Newcastle United can afford most things. What they cannot afford, with their limitless ambition bound by financial spending rules, is to get it wrong when it comes to club-record signings. At £60million, Alexander Isak was beginning to feel more miss than hit.
At the time of the deal, in August, sources in Spain said that Newcastle had overpaid for the Sweden striker. They pointed to his return of just six league goals for Real Sociedad during the previous season. In the seven months since, those doubts had taken on an air of surety - had Newcastle made a mistake?
There were mitigating factors, of course. A torn thigh muscle when training with Sweden in September kept him out until January. There was then a concussion and another period of absence which messed with his head in every sense.
But amid all of this was a seven-match scoreless run, including back-to-back starts. Yes, there had been flashes of a very good player, but a great player? A £60m Newcastle No.9? No.
At least, that was, until Sunday. Starting for the first time in a month against Wolves, Isak wore the weight of the shirt and his price tag, carrying a side who had felt the gravitational pull of reality in recent weeks. He lifted his colleagues and the crowd, an electrifying presence for a team in need of charge.
Isak may have the gait of a long-distance runner, but Wolves' defenders would have felt like Usain Bolt was coming for them as he pressed at pace from the front.
After one such charge and block in the first half, he threw his arms in the air and the home fans responded by dialling up the volume. It takes a certain confidence to interact with a stadium like that, and until this point Isak had rarely exuded such belief. Now, there was a gladiatorial feel about him.
Ultimately, though, such warriors are judged by their killer instinct, and Isak's headed opener was a merciless strike through the heart of opponents who had survived comfortably for 26 minutes.
For while Newcastle's approach play has continued to warm supporters encouraged by the building blocks of a competent side, it is a cold-blooded finisher they have missed since the turn of the year.
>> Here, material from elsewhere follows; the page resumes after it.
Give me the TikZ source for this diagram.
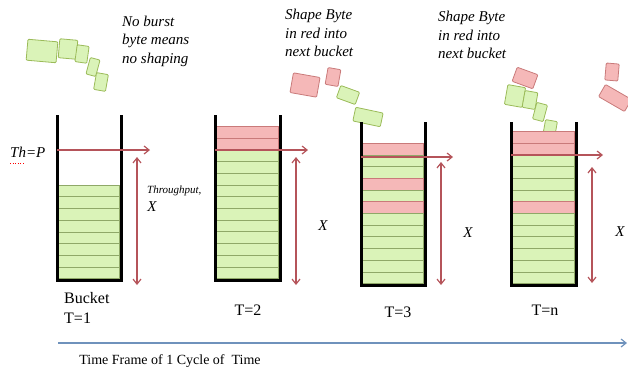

That is the difference club-record signings are supposed to make.
Wolves equalised just two minutes after a spent Isak departed midway through the second half, and it was Miguel Almiron who emerged as the home match-winner.
But there was no doubt as to the player who set the tone for Newcastle's best performance of 2023. It was never meant to take this long, but here was a £60m centre-forward.
Eddie Howe reminded us afterwards that Isak is not ready to play 90 minutes for his side - given the demands he places on players - but in 68 minutes there was finally substantive evidence as to why he and sporting director Dan Ashworth were convinced the 23-year-old is a player who can help take the club to the very top.
This felt, strangely, like a debut for Isak, a coming-of-age afternoon to draw a line under the stresses and scepticism of the previous seven months. Newcastle may have just got this one right.